Car en ce qui concerne le marché du travail lui-même, le doute n’est pas permis. Deux chiffres suffisent à poser le problème. Le premier concerne l’égalité salariale «directe», celle-ci pèse pour la Suisse près de 15 milliards de francs. Le deuxième, pour que la mesure de l’égalité soit entière, la valeur du travail non rémunéré (domestique et familial) peut être estimée dans une fourchette qui varie grosso modo entre 130 et 200 milliards de francs! Même dans le monde enchanté de la mythologie libérale on peut douter sérieusement des capacités du système à intégrer cette dimension sans altérer son «équilibre» fondamental.

On pourrait (et on devra!) compléter de manière plus rigoureuse cette approche. Mais nous pouvons d’ores et déjà raisonnablement alimenter l’hypothèse générale selon laquelle le décalage béant entre un discours sur l’égalité élevé au rang constitutionnel – avec tout ce que cela implique sur le plan du consensus social et politique acquis – et la réalité des inégalités dans les faits, masque en réalité des impératifs et des intérêts sociaux, ou de classe, antagoniques. Rien d’autre ne saurait justifier la lenteur apparente de la marche vers l’égalité, ni les résistances anciennes ou nouvelles qui se multiplient sur ce terrain de manière relativement inattendue.

Structure et superstructure

En Suisse, de tous les aspects qui caractérisent les rapports de genre, c’est la représentation politique qui semble retenir l’attention prioritaire du public et des milieux «féministes». C’est sur ce terrain en tous cas que les controverses, et l’émotion, sont les plus aigues. Même en renonçant à la démarche suggérée ici («Pour une économie politique…»), ou en s’astreignant à la «neutralité» idéologique et politique, un tel engouement reste inexplicable dès lors que l’on se place en marge de la logique dominante. Exercice. En quoi le fait qu’un parti présente un candidat masculin à une élection majoritaire uninominale (un seul candidat possible par parti) est-il plus «grave» ou choquant du point de vue du système des rapports de genre, que les circonstances atténuantes accordées par un tribunal qui juge un violeur au motif que la victime n’était pas vierge? En quoi l’éviction d’une ministre, dans le cadre d’une élection indirecte, mérite-t-elle plus d’attention que le dénouement et l’exclusion qui frappent des couches grandissantes de salariées cheffes de familles monoparentales ou à charge de familles nombreuses? Ces exemples, qu’on pourrait multiplier à loisir, ne servent qu’à illustrer combien les approches de la question du genre ne sont pas socialement neutres. Au passage, cela montre aussi le pouvoir des médias en matière de formation de l’opinion.

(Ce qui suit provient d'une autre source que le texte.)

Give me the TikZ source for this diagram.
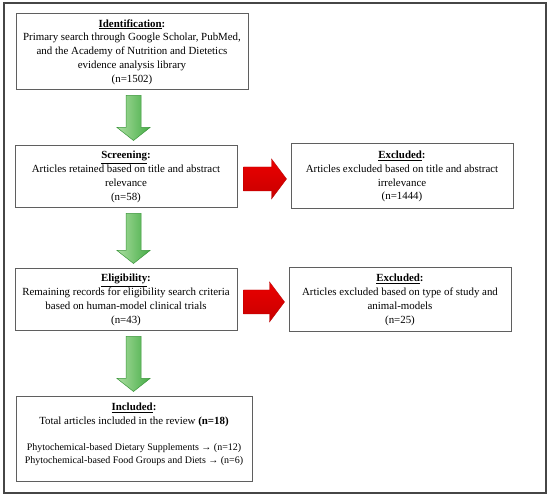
\documentclass[tikz,border=0pt]{standalone}
\usepackage{fontspec}
\setmainfont{Liberation Serif}
\usetikzlibrary{calc}
\definecolor{boxgray}{RGB}{95,95,95}
\definecolor{framegray}{RGB}{70,70,70}
\definecolor{gLight}{RGB}{170,222,160}
\definecolor{gDark}{RGB}{70,172,70}
\definecolor{gEdge}{RGB}{60,150,60}
\definecolor{rTop}{RGB}{235,0,0}
\definecolor{rBot}{RGB}{200,0,0}
\definecolor{rEdge}{RGB}{185,0,0}
\newcommand{\ttl}[1]{\textbf{\underline{#1}:}}
\newcommand{\garrow}[2]{%
  \shade[left color=gLight, right color=gDark, draw=gEdge, line width=0.5pt]
    let \p1=#1, \p2=#2 in
    (126,{\y1-5pt}) -- (141,{\y1-5pt}) -- (141,{\y2+18pt}) -- (150,{\y2+18pt})
    -- (133.5,{\y2+5pt}) -- (117,{\y2+18pt}) -- (126,{\y2+18pt}) -- cycle;}
\newcommand{\rarrow}[2]{%
  \shade[top color=rTop, bottom color=rBot, draw=rEdge, line width=0.4pt]
    let \p1=#1, \p2=#2 in
    ({\x1+6pt},{\y1-2pt+12pt}) -- ({\x2-19pt},{\y1-2pt+12pt}) -- ({\x2-19pt},{\y1-2pt+20pt})
    -- ({\x2-4pt},{\y1-2pt}) -- ({\x2-19pt},{\y1-2pt-20pt}) -- ({\x2-19pt},{\y1-2pt-12pt})
    -- ({\x1+6pt},{\y1-2pt-12pt}) -- cycle;}
\tikzset{
  box/.style={draw=boxgray, line width=1pt, align=center, inner sep=0pt,
    font=\fontsize{10.9}{13.8}\selectfont, fill=white},
  txt/.style={align=center, inner sep=0pt, font=\fontsize{10.9}{13.8}\selectfont}
}
\begin{document}
\begin{tikzpicture}[x=1pt,y=-1pt]
\useasboundingbox (0,0) rectangle (550,497);
\fill[white] (0,0) rectangle (550,497);
\draw[framegray, line width=1.5pt] (4,3) rectangle (546,493);

\node[box, minimum width=232pt, minimum height=76pt] (ident) at (132,52)
  {\ttl{Identification}\\Primary search through Google Scholar, PubMed,\\and the Academy of Nutrition and Dietetics\\evidence analysis library\\(n=1502)};
\node[box, minimum width=222pt, minimum height=62pt] (screen) at (126,177)
  {\ttl{Screening}\\Articles retained based on title and abstract\\relevance\\(n=58)};
\node[box, minimum width=222pt, minimum height=65pt] (excl1) at (402,176.5)
  {\ttl{Excluded}\\Articles excluded based on title and abstract\\irrelevance\\(n=1444)};
\node[box, minimum width=222pt, minimum height=62pt] (elig) at (126,300)
  {\ttl{Eligibility}\\Remaining records for eligibility search criteria\\based on human-model clinical trials\\(n=43)};
\node[box, minimum width=222pt, minimum height=64pt] (excl2) at (400,300)
  {\ttl{Excluded}\\Articles excluded based on type of study and\\animal-models\\(n=25)};
\node[box, minimum width=236pt, minimum height=85pt] (incl) at (134,439.5) {};
\node[txt] (incltxt) at ($(incl.center)+(0,-5)$)
  {\ttl{Included}\\Total articles included in the review \textbf{(n=18)}\\[12pt]
   {\fontsize{10}{12}\selectfont Phytochemical-based Dietary Supplements → (n=12)}\\
   {\fontsize{10}{12}\selectfont Phytochemical-based Food Groups and Diets → (n=6)}};

\garrow{(ident.south)}{(screen.north)}
\garrow{(screen.south)}{(elig.north)}
\garrow{(elig.south)}{(incl.north)}
\rarrow{(screen.east)}{(excl1.west)}
\rarrow{(elig.east)}{(excl2.west)}
\end{tikzpicture}
\end{document}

On ne saurait dès lors, s’associer sans autres, à des mouvements d’opinion dont la vocation et la fonction idéologique, sont pour le moins douteux dans un système qui repose (faut-il le rappeler?) sur les préférences qu’expriment une petite minorité de citoyennes et de citoyens (la participation électorale en Suisse varie entre 20 et 45%, selon les cantons, sans compter évidemment les «étrangers-ères résidents» largement privés de droits politiques). Un système enfin qui érige la politique en spectacle comme un rituel de consécration.

Enfin, même en faisant abstraction de tout ce qui peut encore l’être, et au-delà de la portée symbolique de ce débat, il faut encore relever que le degré d’«engagement politique» des femmes (au sens institutionnel du terme: ce qui constitue déjà une sacrée restriction!), n’est pas l’expression directe de mentalités plus ou moins archaïques des hommes ou des femmes concernées. Au mieux il reflète les pratiques des partis politiques représentés, ainsi que les préférences qu’expriment les électrices et les électeurs lors des scrutins, mais en dernière instance il est le reflet des capacités structurelles du système à produire des candidatures féminines potentielles. Si le nombre d’avocates, d’architectes, de médecins (femmes) et de cheffes d’entreprise d’une certaine classe d’âge (normalement égale ou supérieur à 50 ans), sont en nombre insuffisant (soit bien inférieur au nombre relatif de volontaires masculins) il est parfaitement stérile de s’acharner sur l’incapacité des partis politiques à débusquer les perles rares d’aujourd’hui, que le système de formation, la culture familiale, et le monde professionnel n’étaient pas en mesure de produire il y a plus de 30 ans. L’inertie ici est historique et générationnelle, pas culturelle. Mais l’enjeu est social avant d’être politique! Car nous parlons de la participation à un processus institutionnel de formation et de sélection d’une élite, composée de femmes ou d’hommes, appelée à partager une fraction du pouvoir politique dans le cadre d’un système de domination social qui intègre le patriarcat comme levier primaire…

La politique serait-elle en train de nous faire perdre la raison?